### DATA SHOWN
☆ ☆ ☆ ☆ ☆ ☆ ☆

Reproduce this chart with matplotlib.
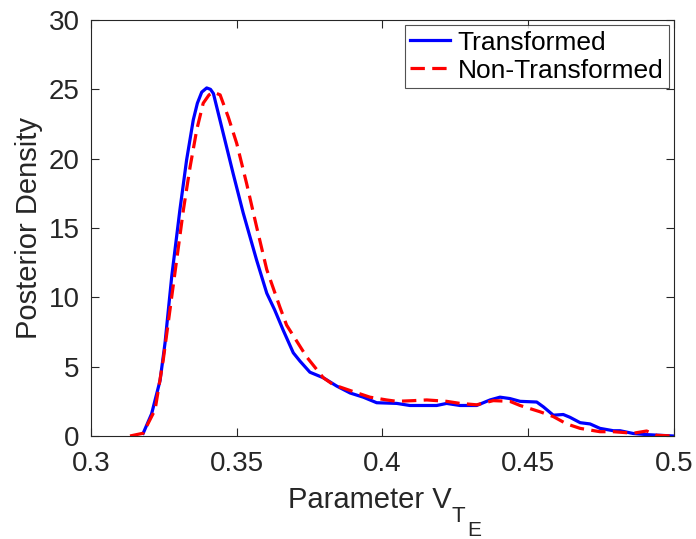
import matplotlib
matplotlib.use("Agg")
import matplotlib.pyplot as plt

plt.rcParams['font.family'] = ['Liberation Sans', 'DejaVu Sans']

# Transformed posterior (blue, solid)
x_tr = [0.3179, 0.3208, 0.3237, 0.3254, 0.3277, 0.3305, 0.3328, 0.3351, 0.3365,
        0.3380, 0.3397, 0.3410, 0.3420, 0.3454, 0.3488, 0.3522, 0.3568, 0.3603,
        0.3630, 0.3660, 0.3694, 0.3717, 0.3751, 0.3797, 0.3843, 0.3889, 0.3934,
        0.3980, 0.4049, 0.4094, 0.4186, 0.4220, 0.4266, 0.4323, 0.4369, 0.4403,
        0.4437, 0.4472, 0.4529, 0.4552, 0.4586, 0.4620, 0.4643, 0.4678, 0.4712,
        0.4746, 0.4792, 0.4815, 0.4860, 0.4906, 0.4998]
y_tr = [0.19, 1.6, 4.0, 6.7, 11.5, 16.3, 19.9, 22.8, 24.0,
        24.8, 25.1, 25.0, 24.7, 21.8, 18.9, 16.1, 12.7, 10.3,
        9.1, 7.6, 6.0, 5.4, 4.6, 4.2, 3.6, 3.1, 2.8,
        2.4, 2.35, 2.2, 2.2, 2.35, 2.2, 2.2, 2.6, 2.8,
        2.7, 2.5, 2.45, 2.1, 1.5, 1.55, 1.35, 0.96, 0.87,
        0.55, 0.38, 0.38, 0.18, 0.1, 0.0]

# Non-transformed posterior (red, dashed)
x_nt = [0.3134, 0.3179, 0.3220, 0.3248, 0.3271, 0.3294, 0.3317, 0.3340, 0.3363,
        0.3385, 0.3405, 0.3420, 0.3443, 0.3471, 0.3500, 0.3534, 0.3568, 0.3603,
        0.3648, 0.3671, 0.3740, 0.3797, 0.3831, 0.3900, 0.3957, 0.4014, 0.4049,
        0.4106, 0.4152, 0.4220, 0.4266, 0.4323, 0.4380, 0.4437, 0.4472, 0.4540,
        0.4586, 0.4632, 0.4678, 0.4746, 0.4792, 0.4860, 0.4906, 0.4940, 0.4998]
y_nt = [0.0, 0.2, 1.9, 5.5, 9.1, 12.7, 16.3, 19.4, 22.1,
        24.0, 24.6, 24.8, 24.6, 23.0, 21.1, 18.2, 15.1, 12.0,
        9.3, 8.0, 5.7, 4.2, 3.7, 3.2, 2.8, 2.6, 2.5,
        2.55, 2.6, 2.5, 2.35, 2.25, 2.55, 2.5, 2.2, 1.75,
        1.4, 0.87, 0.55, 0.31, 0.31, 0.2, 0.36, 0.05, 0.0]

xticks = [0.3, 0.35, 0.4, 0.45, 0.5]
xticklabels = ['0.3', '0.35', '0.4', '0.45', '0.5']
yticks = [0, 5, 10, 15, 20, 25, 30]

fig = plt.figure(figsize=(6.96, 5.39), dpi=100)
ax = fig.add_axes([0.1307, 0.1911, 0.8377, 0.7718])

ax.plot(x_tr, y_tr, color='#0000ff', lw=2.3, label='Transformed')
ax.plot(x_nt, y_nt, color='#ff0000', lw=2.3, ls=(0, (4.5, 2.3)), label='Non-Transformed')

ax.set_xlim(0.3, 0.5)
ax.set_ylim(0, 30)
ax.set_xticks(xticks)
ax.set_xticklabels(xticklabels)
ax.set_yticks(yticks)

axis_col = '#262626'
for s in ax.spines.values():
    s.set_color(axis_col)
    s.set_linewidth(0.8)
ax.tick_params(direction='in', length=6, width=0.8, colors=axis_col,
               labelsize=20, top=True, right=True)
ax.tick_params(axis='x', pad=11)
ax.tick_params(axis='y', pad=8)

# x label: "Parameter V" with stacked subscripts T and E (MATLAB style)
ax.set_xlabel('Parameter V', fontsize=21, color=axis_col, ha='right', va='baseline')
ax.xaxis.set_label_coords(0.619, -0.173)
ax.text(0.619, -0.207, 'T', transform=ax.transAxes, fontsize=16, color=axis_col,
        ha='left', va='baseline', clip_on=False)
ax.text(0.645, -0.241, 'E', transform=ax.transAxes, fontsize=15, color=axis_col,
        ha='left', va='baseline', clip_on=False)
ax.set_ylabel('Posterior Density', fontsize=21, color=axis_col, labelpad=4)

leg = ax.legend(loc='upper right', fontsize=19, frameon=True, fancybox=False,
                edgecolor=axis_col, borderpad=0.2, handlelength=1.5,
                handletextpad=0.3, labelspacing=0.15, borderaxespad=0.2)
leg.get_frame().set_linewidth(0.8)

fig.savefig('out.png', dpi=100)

☆ ☆ ☆ ☆ ☆ ☆ ☆

### WHAT THE TASK ASKS
Find how many lines in the listing contain the word "with" and give that count alone.

### COMPLETE OUTPUT
2